Higher And Lower Gear Ratios

As you might have guessed, not all gear ratios are the same and you will have a variety. Whether your mountain bike has 50 gears or 11 gears, the difference between the highest and lowest gear will be the same. However, the smaller intricate gears will not be as many with the 11-gear drivetrain, reducing the options you have available.

  • Lower Gear Ratios: Lower gear ratios refer to a tire that will give you fewer revolutions for each revolution you perform on the pedal. Since there is less friction on the tire from the surface, it becomes easier to scale up mountains at a slower pace.
  • High Gear Ratios: These gear ratios are the opposite of the low gear ratios and will provide more revolutions for each time you turn the pedal. However, they allow the bike to build up more momentum.

Unfortunately, there is no precise option for mountain bike enthusiasts and you will need to find the gear the suits your riding style the best. For the top mountain bikes, the drivetrain is generally on the lower end of the scale. This means that you are bound to have a 1X drivetrain to make it more comfortable for riding up and downhills. 

Crank Speed

Another big word you see a lot from the experts is the crank speed. Unfortunately, no crank speed is perfect for everyone, but you will notice that 21-speed mountain bikes are designed for some of the younger riders. The speed number refers to the number of chainrings at the front, which is multiplied by the chainrings at the back.

The 3 chainrings at the front do not necessarily mean that the bike will have more unique gears and while it might be a 27-speed Shimano drivetrain, you might find that only 18 of the gears are unique. As we have mentioned, the ratio from the highest to the lowest will remain the same with less jumping in between.

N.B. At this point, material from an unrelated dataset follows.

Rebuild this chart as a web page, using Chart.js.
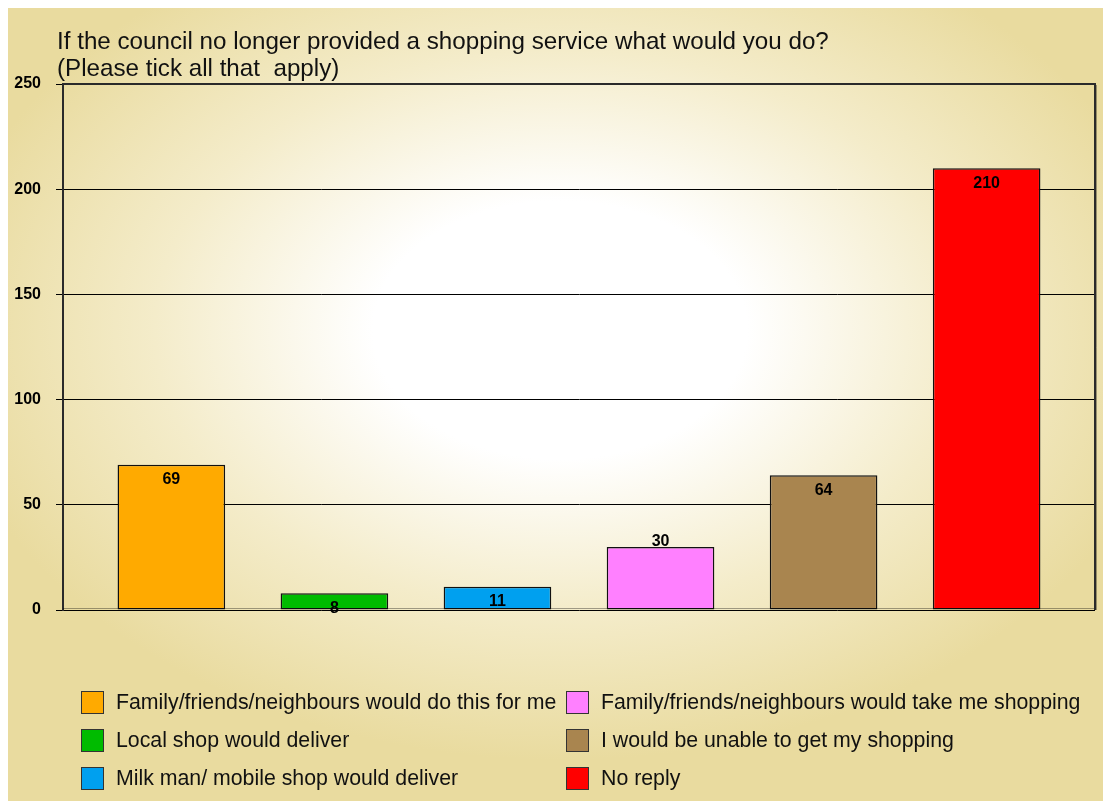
<!DOCTYPE html>
<html>
<head>
<meta charset="utf-8">
<script src="https://cdn.jsdelivr.net/npm/chart.js@4.4.0/dist/chart.umd.min.js"></script>
<style>
html, body { margin: 0; padding: 0; background: #fff; }
canvas { display: block; }
</style>
</head>
<body>
<canvas id="grafico" width="1103" height="801"></canvas>
<script>
// datos
const titulo = ["If the council no longer provided a shopping service what would you do?", "(Please tick all that  apply)"];
const respuestas = [
    "Family/friends/neighbours would do this for me",
    "Local shop would deliver",
    "Milk man/ mobile shop would deliver",
    "Family/friends/neighbours would take me shopping",
    "I would be unable to get my shopping",
    "No reply"
];
const valores = [69, 8, 11, 30, 64, 210];
const colores = ["#FFAA00", "#00BB00", "#00A0EF", "#FF80FF", "#A9854F", "#FF0000"];
const ticks_y = [0, 50, 100, 150, 200, 250];

const FUENTE = '"Liberation Sans", Arial, sans-serif';

// fondo beige con centro blanco
const fondo = {
    id: "fondo",
    beforeDraw(chart) {
        let ctx = chart.ctx;
        let w = chart.width, h = chart.height;
        ctx.save();
        ctx.fillStyle = "#fff";
        ctx.fillRect(0, 0, w, h);
        let cx = 560, cy = 330, sx = 1.45;
        ctx.translate(cx, cy);
        ctx.scale(sx, 1);
        let g = ctx.createRadialGradient(0, 0, 0, 0, 0, 430);
        g.addColorStop(0, "#ffffff");
        g.addColorStop(0.3, "#ffffff");
        g.addColorStop(0.65, "#F4ECCA");
        g.addColorStop(1, "#E9DB9F");
        ctx.fillStyle = g;
        ctx.fillRect((8 - cx) / sx, 8 - cy, (w - 8) / sx, h - 8);
        ctx.restore();
    }
};

// titulo, bordes, etiquetas y leyenda
const extras = {
    id: "extras",
    afterDatasetsDraw(chart) {
        let ctx = chart.ctx;
        ctx.save();
        ctx.font = "bold 16px " + FUENTE;
        ctx.fillStyle = "#000";
        ctx.textAlign = "center";
        ctx.textBaseline = "middle";
        chart.data.datasets.forEach((ds, i) => {
            let bar = chart.getDatasetMeta(i).data[0];
            let y = (i === 3) ? bar.y - 5 : bar.y + 15;
            ctx.fillText(ds.data[0], bar.x, y);
        });
        ctx.restore();
    },
    afterDraw(chart) {
        let ctx = chart.ctx;
        let a = chart.chartArea;
        ctx.save();

        // marco del area
        ctx.strokeStyle = "rgba(0,0,0,0.35)";
        ctx.lineWidth = 1;
        ctx.beginPath();
        ctx.moveTo(a.right + 1.5, a.top + 1);
        ctx.lineTo(a.right + 1.5, a.bottom);
        ctx.moveTo(a.left, a.bottom - 1.5);
        ctx.lineTo(a.right, a.bottom - 1.5);
        ctx.stroke();
        ctx.strokeStyle = "#2a2a2a";
        ctx.lineWidth = 2;
        ctx.beginPath();
        ctx.moveTo(a.left - 1, a.top);
        ctx.lineTo(a.right, a.top);
        ctx.lineTo(a.right, a.bottom);
        ctx.stroke();

        // titulo
        ctx.fillStyle = "#111";
        ctx.font = "24.2px " + FUENTE;
        ctx.textAlign = "left";
        ctx.textBaseline = "alphabetic";
        ctx.fillText(titulo[0], 57, 49);
        ctx.fillText(titulo[1], 57, 76);

        // leyenda en dos columnas
        let columnas = [[0, 1, 2], [3, 4, 5]];
        let xs = [81, 566];
        let ys = [702, 740, 778];
        ctx.font = "21.3px " + FUENTE;
        ctx.textBaseline = "middle";
        columnas.forEach((col, c) => {
            col.forEach((idx, r) => {
                let ds = chart.data.datasets[idx];
                ctx.fillStyle = ds.backgroundColor;
                ctx.fillRect(xs[c], ys[r] - 11, 22, 22);
                ctx.strokeStyle = "#333";
                ctx.lineWidth = 1;
                ctx.strokeRect(xs[c] + 0.5, ys[r] - 10.5, 22, 22);
                ctx.fillStyle = "#111";
                ctx.fillText(ds.label, xs[c] + 35, ys[r] + 1);
            });
        });
        ctx.restore();
    }
};

let datasets = [];
respuestas.forEach((r, i) => {
    datasets.push({
        label: r,
        data: [valores[i]],
        backgroundColor: colores[i],
        borderColor: "#111",
        borderWidth: 1.5,
        borderSkipped: false,
        categoryPercentage: 0.948,
        barPercentage: 0.66
    });
});

new Chart(document.getElementById("grafico"), {
    type: "bar",
    data: {
        labels: [""],
        datasets: datasets
    },
    options: {
        responsive: false,
        devicePixelRatio: 1,
        animation: false,
        layout: { padding: { left: 8, top: 84, right: 8, bottom: 191 } },
        plugins: {
            legend: { display: false },
            title: { display: false },
            tooltip: { enabled: false }
        },
        scales: {
            x: { display: false },
            y: {
                min: 0,
                max: 250,
                afterBuildTicks: function(scale) {
                    scale.ticks = ticks_y.map(v => ({ value: v }));
                },
                afterFit: function(scale) {
                    scale.width = 55;
                },
                ticks: {
                    color: "#000",
                    font: { family: FUENTE, size: 16, weight: "bold" },
                    padding: 15
                },
                grid: {
                    color: "#000",
                    lineWidth: 1,
                    tickLength: 7,
                    tickColor: "#000"
                },
                border: { display: true, color: "#2a2a2a", width: 2 }
            }
        }
    },
    plugins: [fondo, extras]
});
</script>
</body>
</html>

When it comes to selecting the right mountain bike drivetrain, it is less about what seems the best and more about what you feel the most comfortable with riding. All of these components might seem confusing at first, but a mountain bike with a 1 front chainring is often best for beginners. The 7 or 9-speed drivetrains require far less maintenance.

Wrap-Up

Mountain bikes are some of the best tools one can use when you want to enjoy the outdoors. While it is not always easy to understand all of the components, you will find that many experts are always willing to help. Mountain Bike Drivetrains might seem a bit confusing to the untrained eye, but we hope this article has helped.